Stephen Paddock era un loco. Loco de atar, pero loco de los que no parecen locos hasta que, por algún motivo, algo se les zafa, algo se les bota, algo los impele a ser otro distinto al que parecían. Loco de los que abundan en este loco mundo, de los que habitualmente sólo son una amenaza para sí mismos. Loco de los que, por lo normal, no tienen acceso a decenas de armas de alto poder.

Salvo que, como el señor Paddock, vivan en Estados Unidos. Allí el rifle y la pistola y el cargador de alto volumen están a la vuelta de la esquina, en la cómoda armería del barrio, una de las 50 mil que pueblan el país vecino. Allí, al comprar un muy deportivo AK47 o un muy estético AR15, algo le preguntarán al loco en cuestión. Algo revisarán y algo tratarán de averiguar sobre los antecedentes del individuo, si es un delincuente convicto, si pasó alguna época en prisión, si hay razón para suponer que algún tornillo anda suelto.

Pero si el loco es de los invisibles, de los que no han entrado en contacto con el sistema de justicia penal, de los que no actúan como locos hasta que la locura los domina, no hay nada que hacer. Nada arroja el background check. A comprar se ha dicho. Todo lo que se quiera. Fusiles y rifles y pistolas y cartuchos, en el calibre que se quiera, en la cantidad gustada.

Pero aún si algo no cuadra, si algo identifica al loco como loco o al delincuente como delincuente, si se cierran las puertas de las armerías, siempre están los gun shows, esos bazares del plomo, esas ExpoBala, esos carnavales de la venta privada de armas. Allí nadie revisa nada, allí nadie se preocupa si el comprador del fierro es un lunático o un criminal. Venga el atasque.

Entonces, sí, alguien como Paddock va y compra 42 armas y, cuando se le bota la canica, las mete a un cuarto del piso 30 de un hotel de Las Vegas y dispara a mansalva en contra de una multitud reunida para oír música country. Porque además resulta que hay muchos Paddocks: en los últimos cinco años se han registrado mil 516 tiroteos masivos, es decir, incidentes con al menos cuatro víctimas entre muertos y heridos de bala.

Y bueno, ¿no se puede hacer algo para evitar semejante barbaridad? ¿No sería posible, por ejemplo, prohibir la venta de rifles de asalto, tal como sucedió entre 1994 y 2004? ¿O impedir la venta de cargadores de alto volumen? ¿O limitar el número de armas de fuego que puede adquirir una persona? ¿U obligar a los vendedores de armas de segunda mano a revisar los antecedentes de sus clientes?

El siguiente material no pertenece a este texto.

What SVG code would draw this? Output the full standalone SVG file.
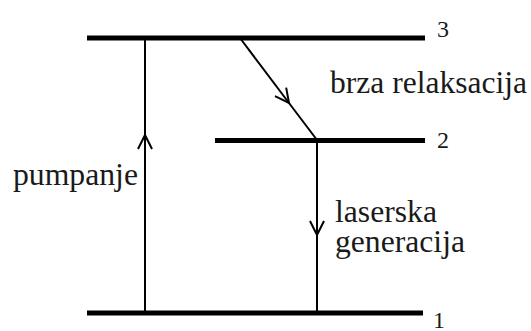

Sí, todo eso es posible y deseable y lógico. Y nada de eso va a suceder. Ya hemos visto esta película y ya sabemos cómo acaba. Vendrán algunos días de luto e indignación. Vendrán algunas promesas de que ahora sí se hará para impedir más hechos como éste. Nunca más Las Vegas será el mantra por unos días, como antes fue nunca más Orlando o nunca más Sandy Hook.

Y luego nada. Muy pocos políticos gringos se atreverán a cuestionar el dogma de la Segunda Enmienda de su Constitución, el sagrado derecho a cargar fierro y tirar bala. Casi nadie tendrá la audacia de retar frontalmente a la Asociación Nacional del Rifle y al lobby de las armas. Y quien la tenga, no encontrará los números suficientes para aprobar algo que sirva para evitar lo que acaba de suceder. No ahora, no en el país de Trump.

Entonces vendrán otros tiroteos masivos y otros Paddocks y otros muertos. Y nuestros asesinos y nuestros criminales seguirán encontrando en el país vecino un tianguis infinito de plomo y muerte.

Y seguiremos preguntando la misma pregunta: ¿por qué nadie hace nada?